● Data lines
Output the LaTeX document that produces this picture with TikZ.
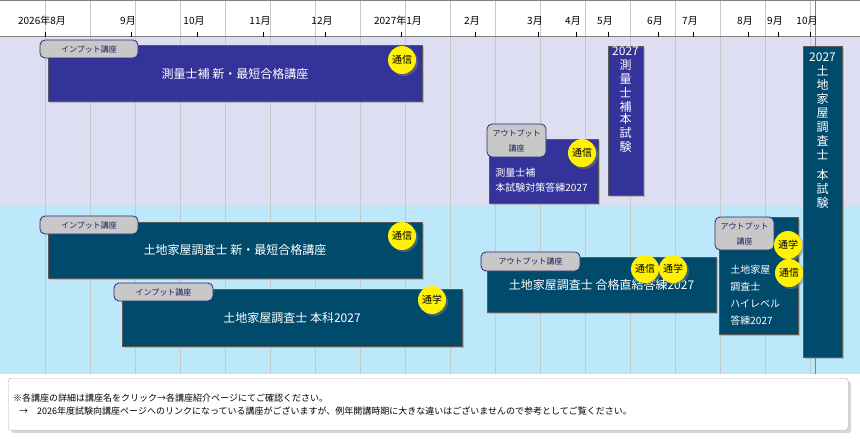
\documentclass[tikz,border=0pt]{standalone}
\usepackage{fontspec}
\setmainfont{Noto Sans CJK JP}
\usetikzlibrary{shadows}
\definecolor{navy}{HTML}{333399}
\definecolor{teal}{HTML}{004A6C}
\definecolor{lav}{HTML}{DEDEF2}
\definecolor{sky}{HTML}{BDE8FA}
\definecolor{grid}{HTML}{C8C8C8}
\tikzset{
 box/.style={draw=gray!70!black,line width=1pt,text=white,inner sep=0pt,drop shadow={shadow xshift=1.5pt,shadow yshift=-1.5pt,opacity=0.4}},
 tab/.style={draw=navy!80!black,fill=grid,rounded corners=5pt,line width=0.8pt,font=\fontsize{8}{10}\selectfont,text=navy!60!black,align=center,inner sep=0pt},
 badge/.style={circle,fill=yellow,minimum size=28pt,inner sep=0pt,font=\fontsize{10}{11}\selectfont,drop shadow={shadow xshift=2pt,shadow yshift=-2pt,opacity=0.5}},
 mon/.style={font=\fontsize{10}{12}\selectfont,anchor=base}
}
\begin{document}
\begin{tikzpicture}[x=1pt,y=-1pt]
\useasboundingbox (0,0) rectangle (860,444);
\fill[white] (0,0) rectangle (860,444);
\fill[lav] (0,37) rectangle (860,205);
\fill[sky] (0,205) rectangle (860,374);
\foreach \x in {45,90,...,810} \draw[grid] (\x,0) -- (\x,374);
\draw[gray] (815,0) -- (815,374);
\draw[gray,line width=1pt] (0,37) -- (860,37);
\draw[gray] (0,0.5) -- (860,0.5);
\foreach \x/\t in {42/2026年8月,128/9月,194/10月,260/11月,322/12月,398/2027年1月,472/2月,535/3月,573/4月,605/5月,655/6月,690/7月,745/8月,775/9月,807/10月}
 {\node[mon] (m\x) at (\x,25) {\t}; \draw (\x+3,32) -- (\x+3,37);}
% boxes
\node[box,fill=navy,minimum width=374pt,minimum height=56pt,font=\fontsize{12}{14}\selectfont] (b1) at (235,74) {測量士補 新・最短合格講座};
\node[tab,minimum width=98pt,minimum height=18pt] (t1) at (89,49) {インプット講座};
\node[badge] (c1) at (402,60) {通信};
\node[box,fill=navy,minimum width=35pt,minimum height=145pt,anchor=north,align=center,font=\fontsize{12}{14}\selectfont] (b2) at (625.5,46) {\raisebox{0pt}{}2027\\測\\量\\士\\補\\[-2pt]本\\試\\験\\[30pt]};
\node[box,fill=navy,minimum width=109pt,minimum height=64pt,align=left,font=\fontsize{10}{15}\selectfont] (b3) at (543.5,171) {\\[12pt]測量士補\\本試験対策答練2027\hspace*{4pt}};
\node[tab,minimum width=59pt,minimum height=33pt,font=\fontsize{8}{15}\selectfont] (t3) at (516.5,140.5) {アウトプット\\講座};
\node[badge] (c3) at (582,153) {通信};
\node[box,fill=teal,minimum width=374pt,minimum height=56pt,font=\fontsize{12}{14}\selectfont] (b4) at (235,250) {土地家屋調査士 新・最短合格講座};
\node[tab,minimum width=98pt,minimum height=18pt] (t4) at (89,225) {インプット講座};
\node[badge] (c4) at (402,236) {通信};
\node[box,fill=teal,minimum width=340pt,minimum height=57pt,font=\fontsize{12}{14}\selectfont] (b5) at (292,317.5) {\\[0pt]\raisebox{-6pt}{土地家屋調査士 本科2027}};
\node[tab,minimum width=99pt,minimum height=18pt] (t5) at (163.5,292) {インプット講座};
\node[badge] (c5) at (432,300) {通学};
\node[box,fill=teal,minimum width=229pt,minimum height=55pt,font=\fontsize{12}{14}\selectfont] (b6) at (601.5,284.5) {\raisebox{-8pt}{土地家屋調査士 合格直結答練2027}};
\node[tab,minimum width=99pt,minimum height=19pt] (t6) at (530.5,261.5) {アウトプット講座};
\node[badge] (c6a) at (645,269) {通信};
\node[badge] (c6b) at (673,269) {通学};
\node[box,fill=teal,minimum width=79pt,minimum height=117pt,align=left,font=\fontsize{10}{17}\selectfont] (b7) at (758.5,275.5) {\\[30pt]土地家屋\\調査士\\ハイレベル\\答練2027\hspace*{14pt}};
\node[tab,minimum width=59pt,minimum height=33pt,font=\fontsize{8}{15}\selectfont] (t7) at (744.5,233.5) {アウトプット\\講座};
\node[badge] (c7a) at (788,245) {通学};
\node[badge] (c7b) at (789,273) {通信};
\node[box,fill=teal,minimum width=39pt,minimum height=311pt,anchor=north,align=center,font=\fontsize{12}{14}\selectfont] (b8) at (822.5,46) {2027\\土\\地\\家\\屋\\調\\査\\士\\[6pt]本\\試\\験\\[130pt]};
% note
\node[draw=gray!60,fill=white,rounded corners=3pt,minimum width=840pt,minimum height=52pt,anchor=north west,align=left,text width=830pt,font=\fontsize{9}{13}\selectfont,drop shadow={shadow xshift=3pt,shadow yshift=-3pt,opacity=0.3}] (note) at (8,378) {※各講座の詳細は講座名をクリック→各講座紹介ページにてご確認ください。\\\hspace*{6pt}→　2026年度試験向講座ページへのリンクになっている講座がございますが、例年開講時期に大きな違いはございませんので参考としてご覧ください。\\[8pt]};
\end{tikzpicture}
\end{document}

● Exercise
Go through the material above and print all of it exactly, except the pictures.

● Response to the exercise
Output the LaTeX document that produces this picture with TikZ.
\documentclass[tikz,border=0pt]{standalone}
\usepackage{fontspec}
\setmainfont{Noto Sans CJK JP}
\usetikzlibrary{shadows}
\definecolor{navy}{HTML}{333399}
\definecolor{teal}{HTML}{004A6C}
\definecolor{lav}{HTML}{DEDEF2}
\definecolor{sky}{HTML}{BDE8FA}
\definecolor{grid}{HTML}{C8C8C8}
\tikzset{
 box/.style={draw=gray!70!black,line width=1pt,text=white,inner sep=0pt,drop shadow={shadow xshift=1.5pt,shadow yshift=-1.5pt,opacity=0.4}},
 tab/.style={draw=navy!80!black,fill=grid,rounded corners=5pt,line width=0.8pt,font=\fontsize{8}{10}\selectfont,text=navy!60!black,align=center,inner sep=0pt},
 badge/.style={circle,fill=yellow,minimum size=28pt,inner sep=0pt,font=\fontsize{10}{11}\selectfont,drop shadow={shadow xshift=2pt,shadow yshift=-2pt,opacity=0.5}},
 mon/.style={font=\fontsize{10}{12}\selectfont,anchor=base}
}
\begin{document}
\begin{tikzpicture}[x=1pt,y=-1pt]
\useasboundingbox (0,0) rectangle (860,444);
\fill[white] (0,0) rectangle (860,444);
\fill[lav] (0,37) rectangle (860,205);
\fill[sky] (0,205) rectangle (860,374);
\foreach \x in {45,90,...,810} \draw[grid] (\x,0) -- (\x,374);
\draw[gray] (815,0) -- (815,374);
\draw[gray,line width=1pt] (0,37) -- (860,37);
\draw[gray] (0,0.5) -- (860,0.5);
\foreach \x/\t in {42/2026年8月,128/9月,194/10月,260/11月,322/12月,398/2027年1月,472/2月,535/3月,573/4月,605/5月,655/6月,690/7月,745/8月,775/9月,807/10月}
 {\node[mon] (m\x) at (\x,25) {\t}; \draw (\x+3,32) -- (\x+3,37);}
% boxes
\node[box,fill=navy,minimum width=374pt,minimum height=56pt,font=\fontsize{12}{14}\selectfont] (b1) at (235,74) {測量士補 新・最短合格講座};
\node[tab,minimum width=98pt,minimum height=18pt] (t1) at (89,49) {インプット講座};
\node[badge] (c1) at (402,60) {通信};
\node[box,fill=navy,minimum width=35pt,minimum height=145pt,anchor=north,align=center,font=\fontsize{12}{14}\selectfont] (b2) at (625.5,46) {\raisebox{0pt}{}2027\\測\\量\\士\\補\\[-2pt]本\\試\\験\\[30pt]};
\node[box,fill=navy,minimum width=109pt,minimum height=64pt,align=left,font=\fontsize{10}{15}\selectfont] (b3) at (543.5,171) {\\[12pt]測量士補\\本試験対策答練2027\hspace*{4pt}};
\node[tab,minimum width=59pt,minimum height=33pt,font=\fontsize{8}{15}\selectfont] (t3) at (516.5,140.5) {アウトプット\\講座};
\node[badge] (c3) at (582,153) {通信};
\node[box,fill=teal,minimum width=374pt,minimum height=56pt,font=\fontsize{12}{14}\selectfont] (b4) at (235,250) {土地家屋調査士 新・最短合格講座};
\node[tab,minimum width=98pt,minimum height=18pt] (t4) at (89,225) {インプット講座};
\node[badge] (c4) at (402,236) {通信};
\node[box,fill=teal,minimum width=340pt,minimum height=57pt,font=\fontsize{12}{14}\selectfont] (b5) at (292,317.5) {\\[0pt]\raisebox{-6pt}{土地家屋調査士 本科2027}};
\node[tab,minimum width=99pt,minimum height=18pt] (t5) at (163.5,292) {インプット講座};
\node[badge] (c5) at (432,300) {通学};
\node[box,fill=teal,minimum width=229pt,minimum height=55pt,font=\fontsize{12}{14}\selectfont] (b6) at (601.5,284.5) {\raisebox{-8pt}{土地家屋調査士 合格直結答練2027}};
\node[tab,minimum width=99pt,minimum height=19pt] (t6) at (530.5,261.5) {アウトプット講座};
\node[badge] (c6a) at (645,269) {通信};
\node[badge] (c6b) at (673,269) {通学};
\node[box,fill=teal,minimum width=79pt,minimum height=117pt,align=left,font=\fontsize{10}{17}\selectfont] (b7) at (758.5,275.5) {\\[30pt]土地家屋\\調査士\\ハイレベル\\答練2027\hspace*{14pt}};
\node[tab,minimum width=59pt,minimum height=33pt,font=\fontsize{8}{15}\selectfont] (t7) at (744.5,233.5) {アウトプット\\講座};
\node[badge] (c7a) at (788,245) {通学};
\node[badge] (c7b) at (789,273) {通信};
\node[box,fill=teal,minimum width=39pt,minimum height=311pt,anchor=north,align=center,font=\fontsize{12}{14}\selectfont] (b8) at (822.5,46) {2027\\土\\地\\家\\屋\\調\\査\\士\\[6pt]本\\試\\験\\[130pt]};
% note
\node[draw=gray!60,fill=white,rounded corners=3pt,minimum width=840pt,minimum height=52pt,anchor=north west,align=left,text width=830pt,font=\fontsize{9}{13}\selectfont,drop shadow={shadow xshift=3pt,shadow yshift=-3pt,opacity=0.3}] (note) at (8,378) {※各講座の詳細は講座名をクリック→各講座紹介ページにてご確認ください。\\\hspace*{6pt}→　2026年度試験向講座ページへのリンクになっている講座がございますが、例年開講時期に大きな違いはございませんので参考としてご覧ください。\\[8pt]};
\end{tikzpicture}
\end{document}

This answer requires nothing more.